Frequently Asked Questions (FAQs) about giftedness
What is important to keep in mind when identifying giftedness?
As a person’s giftedness develops, they change and so do the very things that constitute their achievement-related potential. In addition, giftedness can develop differently over time depending on the area (e.g., early on in mathematics, later in diplomacy). This dynamic view of giftedness has consequences for identifying gifted individuals. In some areas, high potential becomes apparent at an early stage whereas in others it does not emerge until later. In other words, looking for potential is worthwhile not just on one single occasion, but rather repeatedly, that is, from time to time.
Depending on the area, different characteristics also indicate a specific development potential. A specific interest in numbers or spontaneous understanding of quantity and size relationships can indicate mathematical giftedness in preschool age; musical giftedness would rather involve spontaneous music-making or a distinct memory for melodies. As a general rule, however, a quasi-natural fit between a child and a particular content or activity is indicative of high potential. Finding these and trying them out requires the provision of a variety of many opportunities and available offers. Especially with young children, providing these opportunities is often more important than identifying potential in children—according to the motto “first provide opportunities and encourage, then identify”.

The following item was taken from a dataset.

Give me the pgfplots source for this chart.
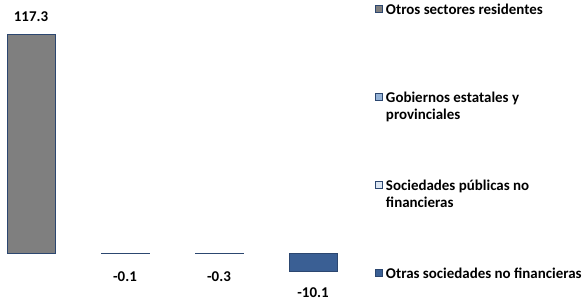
\documentclass[border=0pt]{standalone}
\usepackage{fontspec}
\setmainfont{Carlito}
\usepackage{pgfplots}
\pgfplotsset{compat=1.18}
\definecolor{c1}{HTML}{7F7F7F}
\definecolor{c2}{HTML}{95B3D7}
\definecolor{c3}{HTML}{DCE6F2}
\definecolor{c4}{HTML}{3A5F94}
\definecolor{edge}{HTML}{2C4770}
\newcommand{\lf}{\fontsize{15}{17.5}\selectfont\bfseries}
\newcommand{\legent}[1]{\parbox[t]{200bp}{#1}}
\begin{document}
\begin{tikzpicture}
\useasboundingbox (0,0) rectangle (582bp,301bp);
\begin{axis}[
  at={(0,0)}, anchor=south west,
  scale only axis, width=360bp, height=301bp,
  xmin=-0.33, xmax=3.5, ymin=-25.8, ymax=136,
  hide axis, clip=false,
  ybar, bar width=48bp, bar shift=0pt,
  nodes near coords={\pgfmathprintnumber[fixed,fixed zerofill,precision=1,assume math mode=true]{\pgfplotspointmeta}},
  every node near coord/.append style={font=\lf, text=black, anchor=center},
  legend style={draw=none, fill=none, at={(axis description cs:1,1)}, anchor=north west,
    xshift=12bp, yshift=-2bp, font=\lf, row sep=0pt, column sep=3bp,
    nodes={inner sep=0pt, text height=10bp, text depth=78bp},
    cells={anchor=base west}},
  legend image code/.code={\path[draw=none, fill=none] (0bp,-0.2bp) -- (7bp,-0.2bp); \draw[#1, draw=edge, line width=0.8pt] (0bp,1.8bp) rectangle (7bp,8.8bp);},
]
\addplot[fill=c1, draw=edge, line width=0.8pt, every node near coord/.append style={yshift=18bp}] coordinates {(0,117.3)};
\addplot[fill=c2, draw=edge, line width=0.8pt, every node near coord/.append style={yshift=-23bp}] coordinates {(1,-0.1)};
\addplot[fill=c3, draw=edge, line width=0.8pt, every node near coord/.append style={yshift=-23bp}] coordinates {(2,-0.3)};
\addplot[fill=c4, draw=edge, line width=0.8pt, every node near coord/.append style={yshift=-21bp}] coordinates {(3,-10.1)};
\legend{\legent{Otros sectores residentes},\legent{Gobiernos estatales y\\provinciales},\legent{Sociedades públicas no\\financieras},\legent{Otras sociedades no financieras}}
\end{axis}
\end{tikzpicture}
\end{document}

As a child then gravitates toward a particular subject or area, learning ability becomes more important. In terms of recognition, this means paying attention not only to cognitive abilities, but also to prior knowledge, learning strategies, or the child’s motivation. Is the child confident about learning? Can he or she cope well with failure? All of these factors are important for further development. At a later stage, creativity, self-regulatory skills such as the ability to set goals and plan one’s own learning, and social skills emerge. Thus, for the identification of giftedness, many characteristics play a role, and their respective significance can shift in the course of giftedness development. In this view, diagnosing giftedness is thus understood as a process.